** Start of Information provided **
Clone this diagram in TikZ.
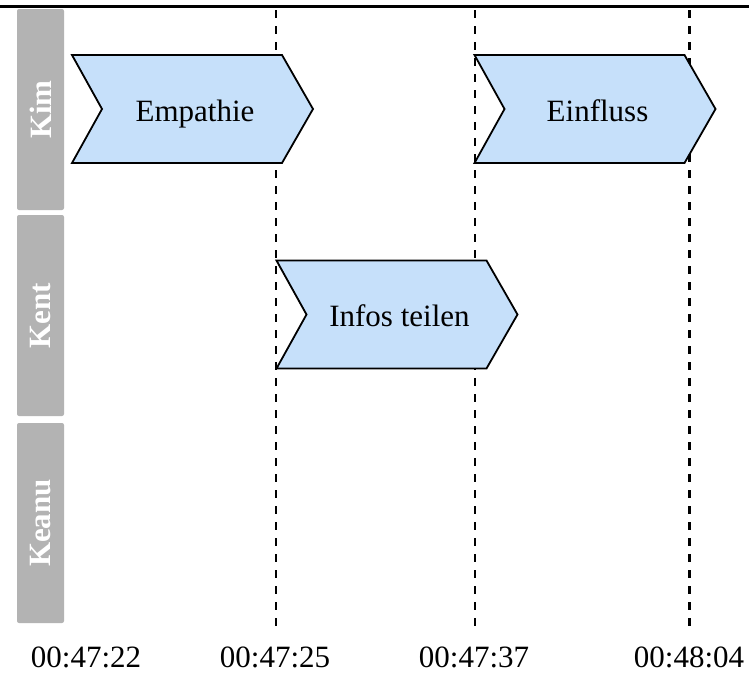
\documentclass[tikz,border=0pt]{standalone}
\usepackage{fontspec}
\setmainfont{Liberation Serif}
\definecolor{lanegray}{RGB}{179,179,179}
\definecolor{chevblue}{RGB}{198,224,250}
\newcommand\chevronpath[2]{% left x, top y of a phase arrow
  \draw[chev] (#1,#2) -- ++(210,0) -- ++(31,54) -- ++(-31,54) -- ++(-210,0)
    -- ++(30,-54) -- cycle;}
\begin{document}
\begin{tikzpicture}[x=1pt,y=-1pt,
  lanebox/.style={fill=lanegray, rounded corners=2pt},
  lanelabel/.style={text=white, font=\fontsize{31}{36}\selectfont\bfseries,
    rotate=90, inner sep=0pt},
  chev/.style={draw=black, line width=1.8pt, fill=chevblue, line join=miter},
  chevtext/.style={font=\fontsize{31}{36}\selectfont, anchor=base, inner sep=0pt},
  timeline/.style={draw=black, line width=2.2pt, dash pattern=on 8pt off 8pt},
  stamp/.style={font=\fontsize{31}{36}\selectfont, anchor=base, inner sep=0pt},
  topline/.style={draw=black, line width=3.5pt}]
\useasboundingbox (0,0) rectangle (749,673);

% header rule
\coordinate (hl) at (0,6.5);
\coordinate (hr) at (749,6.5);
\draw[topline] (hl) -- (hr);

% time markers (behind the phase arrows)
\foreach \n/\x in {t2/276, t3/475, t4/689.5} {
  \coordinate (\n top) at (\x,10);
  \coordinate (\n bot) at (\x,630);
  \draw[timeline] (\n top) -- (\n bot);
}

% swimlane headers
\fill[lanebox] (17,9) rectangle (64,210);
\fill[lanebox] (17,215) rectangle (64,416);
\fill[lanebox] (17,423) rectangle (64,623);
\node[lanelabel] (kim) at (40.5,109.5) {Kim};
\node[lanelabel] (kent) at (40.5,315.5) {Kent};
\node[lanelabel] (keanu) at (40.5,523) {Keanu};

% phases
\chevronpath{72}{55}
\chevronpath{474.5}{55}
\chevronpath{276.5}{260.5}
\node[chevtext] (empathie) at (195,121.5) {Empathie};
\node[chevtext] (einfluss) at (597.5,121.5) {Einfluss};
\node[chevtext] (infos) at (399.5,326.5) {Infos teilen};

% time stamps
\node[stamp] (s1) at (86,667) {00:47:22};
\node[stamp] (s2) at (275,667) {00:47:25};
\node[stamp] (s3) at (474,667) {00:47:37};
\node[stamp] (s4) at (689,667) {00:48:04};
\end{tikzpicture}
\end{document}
** End of Information provided **
## Requirement
Starting at the first line of the material, output exactly the lines up to and including the one with "(0,0) rectangle (749,673);". Do not include the pictures.

## Completed exercise
Clone this diagram in TikZ.
\documentclass[tikz,border=0pt]{standalone}
\usepackage{fontspec}
\setmainfont{Liberation Serif}
\definecolor{lanegray}{RGB}{179,179,179}
\definecolor{chevblue}{RGB}{198,224,250}
\newcommand\chevronpath[2]{% left x, top y of a phase arrow
  \draw[chev] (#1,#2) -- ++(210,0) -- ++(31,54) -- ++(-31,54) -- ++(-210,0)
    -- ++(30,-54) -- cycle;}
\begin{document}
\begin{tikzpicture}[x=1pt,y=-1pt,
  lanebox/.style={fill=lanegray, rounded corners=2pt},
  lanelabel/.style={text=white, font=\fontsize{31}{36}\selectfont\bfseries,
    rotate=90, inner sep=0pt},
  chev/.style={draw=black, line width=1.8pt, fill=chevblue, line join=miter},
  chevtext/.style={font=\fontsize{31}{36}\selectfont, anchor=base, inner sep=0pt},
  timeline/.style={draw=black, line width=2.2pt, dash pattern=on 8pt off 8pt},
  stamp/.style={font=\fontsize{31}{36}\selectfont, anchor=base, inner sep=0pt},
  topline/.style={draw=black, line width=3.5pt}]
\useasboundingbox (0,0) rectangle (749,673);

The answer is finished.